As someone who cannot Art, this AI-art-generation phenomenon is completely fascinating to me; this is what the Wonder app came up with when I selected “Oil painting” and “very difficult decisions” as the prompt. Sometimes you get duds but I enjoy this one quite a bit.

Anyway, we lost two more teachers last week. Between the seventh and the eighth grade right now we have about six teachers. There are signs that downtown is starting to take our issues seriously but this game of chicken that everyone is playing is driving me slowly insane, and I just don’t know what to do if we, say, lose another language arts teacher, or if we end up down to one math teacher for the entire building, or whatever other bullshit might happen. I kind of think the folks who are likely to quit are mostly gone by now, but there are a couple that I’ve got an eye on.

And, well, I’ve got an interview on Tuesday and could potentially have a second soon too. And fuck me stupid if I didn’t get two good days in a row on Thursday and Friday and now I’m all oh, I can’t abandon these kids, wash wash blah blah blah. I fucking hate that I can’t make what is obviously the correct career decision, a decision I would have already made were I anything other than a teacher, and flee. And yet I had the whole weekend to finish the application for this other district and I haven’t done it yet. Because apparently I am a fucking moron. It’s not even goddamned October yet. This can still get so much fucking worse.

Well, this post ended up a little angrier than I thought it was going to be. Originally I was very much planning on Oh, I don’t know what to do and now I think I know what I’m going to do and I also know what I should do and I’m pretty sure those are two different things and I am making a stupid career decision again, and I am deeply, seriously, intensely angry with myself about it.

Meanwhile, this is my schedule tomorrow: Dentist appointment at 8:00 in the morning. Following that, go to school and do not teach first and second hour because my student observer is doing one of her mandatory lessons tomorrow.
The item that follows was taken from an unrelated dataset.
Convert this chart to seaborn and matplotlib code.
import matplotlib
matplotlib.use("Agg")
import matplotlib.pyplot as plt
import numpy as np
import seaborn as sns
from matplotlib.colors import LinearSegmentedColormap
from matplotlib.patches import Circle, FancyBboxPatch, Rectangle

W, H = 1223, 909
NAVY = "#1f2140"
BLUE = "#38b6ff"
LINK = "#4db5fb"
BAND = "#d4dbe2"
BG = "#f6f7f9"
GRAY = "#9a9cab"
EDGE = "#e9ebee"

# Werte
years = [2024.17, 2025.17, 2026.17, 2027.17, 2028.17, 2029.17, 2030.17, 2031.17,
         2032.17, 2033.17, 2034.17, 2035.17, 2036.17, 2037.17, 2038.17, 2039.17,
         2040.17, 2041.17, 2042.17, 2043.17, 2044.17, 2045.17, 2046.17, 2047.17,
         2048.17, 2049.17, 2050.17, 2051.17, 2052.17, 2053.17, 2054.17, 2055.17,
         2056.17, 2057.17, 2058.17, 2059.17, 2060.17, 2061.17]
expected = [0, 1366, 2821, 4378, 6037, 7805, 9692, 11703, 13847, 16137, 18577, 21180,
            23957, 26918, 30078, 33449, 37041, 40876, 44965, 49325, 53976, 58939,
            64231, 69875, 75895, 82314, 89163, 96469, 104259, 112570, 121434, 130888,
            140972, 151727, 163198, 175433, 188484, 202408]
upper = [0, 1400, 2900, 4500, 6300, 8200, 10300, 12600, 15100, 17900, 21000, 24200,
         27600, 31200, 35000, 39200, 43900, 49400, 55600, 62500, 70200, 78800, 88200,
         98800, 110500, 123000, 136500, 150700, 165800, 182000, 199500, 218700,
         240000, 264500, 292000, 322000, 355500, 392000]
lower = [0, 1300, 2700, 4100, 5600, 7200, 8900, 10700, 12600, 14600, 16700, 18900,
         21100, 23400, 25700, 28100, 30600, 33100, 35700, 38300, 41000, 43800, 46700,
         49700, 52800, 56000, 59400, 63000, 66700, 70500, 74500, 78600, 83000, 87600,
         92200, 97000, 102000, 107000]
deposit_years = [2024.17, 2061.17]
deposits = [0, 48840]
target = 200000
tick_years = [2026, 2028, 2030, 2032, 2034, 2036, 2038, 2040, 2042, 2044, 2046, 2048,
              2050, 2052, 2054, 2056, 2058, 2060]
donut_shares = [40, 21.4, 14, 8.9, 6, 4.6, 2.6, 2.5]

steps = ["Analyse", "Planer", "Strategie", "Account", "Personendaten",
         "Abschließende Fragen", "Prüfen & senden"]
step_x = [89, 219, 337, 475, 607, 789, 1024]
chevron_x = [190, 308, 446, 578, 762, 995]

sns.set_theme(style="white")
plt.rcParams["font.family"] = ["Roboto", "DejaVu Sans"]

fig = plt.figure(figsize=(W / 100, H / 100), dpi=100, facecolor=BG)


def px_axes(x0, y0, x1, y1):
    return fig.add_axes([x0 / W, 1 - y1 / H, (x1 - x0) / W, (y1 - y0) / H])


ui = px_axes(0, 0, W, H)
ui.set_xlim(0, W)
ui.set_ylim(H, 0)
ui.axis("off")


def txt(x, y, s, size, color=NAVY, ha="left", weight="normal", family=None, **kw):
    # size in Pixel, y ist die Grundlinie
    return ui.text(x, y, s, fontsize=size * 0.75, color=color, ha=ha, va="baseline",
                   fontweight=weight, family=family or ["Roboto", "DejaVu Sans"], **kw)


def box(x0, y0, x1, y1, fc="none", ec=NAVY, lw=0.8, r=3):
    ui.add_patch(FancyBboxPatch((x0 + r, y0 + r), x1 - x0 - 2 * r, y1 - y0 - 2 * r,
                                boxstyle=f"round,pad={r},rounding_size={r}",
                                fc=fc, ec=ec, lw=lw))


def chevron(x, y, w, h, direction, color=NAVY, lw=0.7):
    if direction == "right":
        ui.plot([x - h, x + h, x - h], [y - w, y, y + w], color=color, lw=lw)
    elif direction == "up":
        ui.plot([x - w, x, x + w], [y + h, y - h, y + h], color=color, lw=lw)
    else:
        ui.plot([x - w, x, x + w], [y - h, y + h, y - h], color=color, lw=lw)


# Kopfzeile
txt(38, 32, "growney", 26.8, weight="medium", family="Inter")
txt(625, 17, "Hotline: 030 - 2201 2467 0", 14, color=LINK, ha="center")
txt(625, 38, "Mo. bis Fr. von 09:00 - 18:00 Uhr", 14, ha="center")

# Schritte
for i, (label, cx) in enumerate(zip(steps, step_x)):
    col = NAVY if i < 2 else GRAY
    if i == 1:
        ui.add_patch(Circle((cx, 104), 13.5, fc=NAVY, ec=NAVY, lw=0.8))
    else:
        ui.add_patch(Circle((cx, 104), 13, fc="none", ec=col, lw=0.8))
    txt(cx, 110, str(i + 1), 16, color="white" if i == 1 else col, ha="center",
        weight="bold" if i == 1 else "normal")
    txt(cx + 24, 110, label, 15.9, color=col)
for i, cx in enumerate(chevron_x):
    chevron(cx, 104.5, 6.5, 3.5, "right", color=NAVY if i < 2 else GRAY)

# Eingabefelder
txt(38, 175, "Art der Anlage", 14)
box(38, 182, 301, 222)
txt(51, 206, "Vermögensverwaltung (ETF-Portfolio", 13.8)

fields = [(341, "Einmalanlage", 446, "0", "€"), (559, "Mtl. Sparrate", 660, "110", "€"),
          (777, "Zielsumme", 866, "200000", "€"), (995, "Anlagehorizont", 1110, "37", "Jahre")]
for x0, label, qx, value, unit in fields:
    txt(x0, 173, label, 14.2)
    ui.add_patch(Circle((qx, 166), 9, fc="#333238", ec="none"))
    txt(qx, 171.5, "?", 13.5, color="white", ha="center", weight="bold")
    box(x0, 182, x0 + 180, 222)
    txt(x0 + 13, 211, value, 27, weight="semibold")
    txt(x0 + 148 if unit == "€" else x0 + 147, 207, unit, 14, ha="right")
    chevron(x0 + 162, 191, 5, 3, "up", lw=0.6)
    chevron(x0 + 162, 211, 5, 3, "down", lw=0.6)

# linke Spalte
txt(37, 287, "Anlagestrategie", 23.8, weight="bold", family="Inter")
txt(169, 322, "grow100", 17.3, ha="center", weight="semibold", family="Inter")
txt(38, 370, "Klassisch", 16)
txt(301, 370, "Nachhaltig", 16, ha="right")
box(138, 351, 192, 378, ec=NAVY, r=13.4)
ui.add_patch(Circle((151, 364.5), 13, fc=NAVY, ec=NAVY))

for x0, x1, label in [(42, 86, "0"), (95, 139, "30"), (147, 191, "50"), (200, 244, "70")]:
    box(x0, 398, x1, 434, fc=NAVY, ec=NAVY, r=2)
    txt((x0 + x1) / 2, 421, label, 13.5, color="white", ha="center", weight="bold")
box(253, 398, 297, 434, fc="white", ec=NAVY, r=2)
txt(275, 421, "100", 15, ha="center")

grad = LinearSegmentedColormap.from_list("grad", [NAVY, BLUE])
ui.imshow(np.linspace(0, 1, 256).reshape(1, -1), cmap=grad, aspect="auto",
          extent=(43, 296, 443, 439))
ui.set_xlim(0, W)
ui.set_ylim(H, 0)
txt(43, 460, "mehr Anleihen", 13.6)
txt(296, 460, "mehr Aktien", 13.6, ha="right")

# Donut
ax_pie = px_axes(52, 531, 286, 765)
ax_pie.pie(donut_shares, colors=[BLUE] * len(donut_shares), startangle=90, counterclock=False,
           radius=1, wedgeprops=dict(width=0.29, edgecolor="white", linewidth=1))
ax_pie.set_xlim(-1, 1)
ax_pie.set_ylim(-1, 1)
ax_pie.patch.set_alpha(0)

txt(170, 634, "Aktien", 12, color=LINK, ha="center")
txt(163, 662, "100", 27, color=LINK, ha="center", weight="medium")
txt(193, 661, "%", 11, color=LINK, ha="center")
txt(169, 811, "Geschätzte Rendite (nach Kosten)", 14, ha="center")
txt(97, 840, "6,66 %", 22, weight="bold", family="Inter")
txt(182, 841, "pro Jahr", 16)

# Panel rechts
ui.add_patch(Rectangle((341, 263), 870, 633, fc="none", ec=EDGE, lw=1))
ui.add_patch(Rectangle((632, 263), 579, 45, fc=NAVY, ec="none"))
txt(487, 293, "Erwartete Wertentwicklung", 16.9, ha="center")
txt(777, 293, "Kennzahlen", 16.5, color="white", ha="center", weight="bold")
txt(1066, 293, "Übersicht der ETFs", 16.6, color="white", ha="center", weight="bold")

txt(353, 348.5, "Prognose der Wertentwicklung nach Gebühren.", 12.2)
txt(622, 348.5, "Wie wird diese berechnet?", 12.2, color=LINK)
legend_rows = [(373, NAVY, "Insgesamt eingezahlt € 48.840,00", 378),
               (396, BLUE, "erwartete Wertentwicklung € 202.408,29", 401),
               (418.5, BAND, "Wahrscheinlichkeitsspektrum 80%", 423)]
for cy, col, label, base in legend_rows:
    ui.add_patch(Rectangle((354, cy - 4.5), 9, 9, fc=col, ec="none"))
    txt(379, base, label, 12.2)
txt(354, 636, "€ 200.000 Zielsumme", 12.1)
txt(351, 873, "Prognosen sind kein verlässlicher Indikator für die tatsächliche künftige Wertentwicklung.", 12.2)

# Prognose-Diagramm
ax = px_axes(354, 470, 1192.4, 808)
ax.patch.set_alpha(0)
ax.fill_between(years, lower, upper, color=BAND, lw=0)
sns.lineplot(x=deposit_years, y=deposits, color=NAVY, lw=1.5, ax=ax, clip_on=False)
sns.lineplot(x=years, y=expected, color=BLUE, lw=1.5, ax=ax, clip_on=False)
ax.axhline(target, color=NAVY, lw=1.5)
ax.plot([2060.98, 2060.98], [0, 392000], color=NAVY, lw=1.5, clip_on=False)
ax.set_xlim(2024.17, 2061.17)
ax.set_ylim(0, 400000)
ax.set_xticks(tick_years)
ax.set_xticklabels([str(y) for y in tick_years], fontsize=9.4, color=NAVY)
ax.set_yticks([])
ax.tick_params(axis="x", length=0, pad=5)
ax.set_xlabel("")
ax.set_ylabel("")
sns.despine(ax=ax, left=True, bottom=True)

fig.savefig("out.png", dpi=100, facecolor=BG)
Then leave the building to go back to the doctor because, remember, I was injured breaking up a fight last week, spend however long that takes, then return to the building probably just in time for my prep periods and nothing else, because if I go home I have to take a half day and if I come back I basically don’t have to count the absence for anything since worker’s comp covers it. Remember that this building where I was just injured during a fight is the building that I feel like I can’t leave because waaah bjaaah the chiiiillllldrennnnn.

Fuck.

Oh, and also

I asked one of those AI art programs for your phone to create an image based on the words “Mr. Siler” and “Mr. Siler in his classroom,” and I find the results utterly delightful:

Time flies by

I mentioned to my boss this morning that my back was kinda twingey, and that turns out to have potentially been a mistake, because it got me bundled off to the doctor’s office that the district uses for worker’s comp, which led to a diagnosis of a sprained back and a genuinely shocking pile of medications. They want me back on Monday for a follow-up, too, and they scheduled it (yes, they scheduled it) for 12:15, which might literally be the most inconvenient time imaginable in terms of a two-hour appointment completely borking an eight-hour day. It also meant that I didn’t get home until way later than normal, and then somehow making a couple of baked potatoes for dinner took like a thousand years, and here it is 8:30 and I still have a complicated, annoying job application to fill out before bed, so all my loyal public gets from me tonight is a one-paragraph stream-of-consciousness update.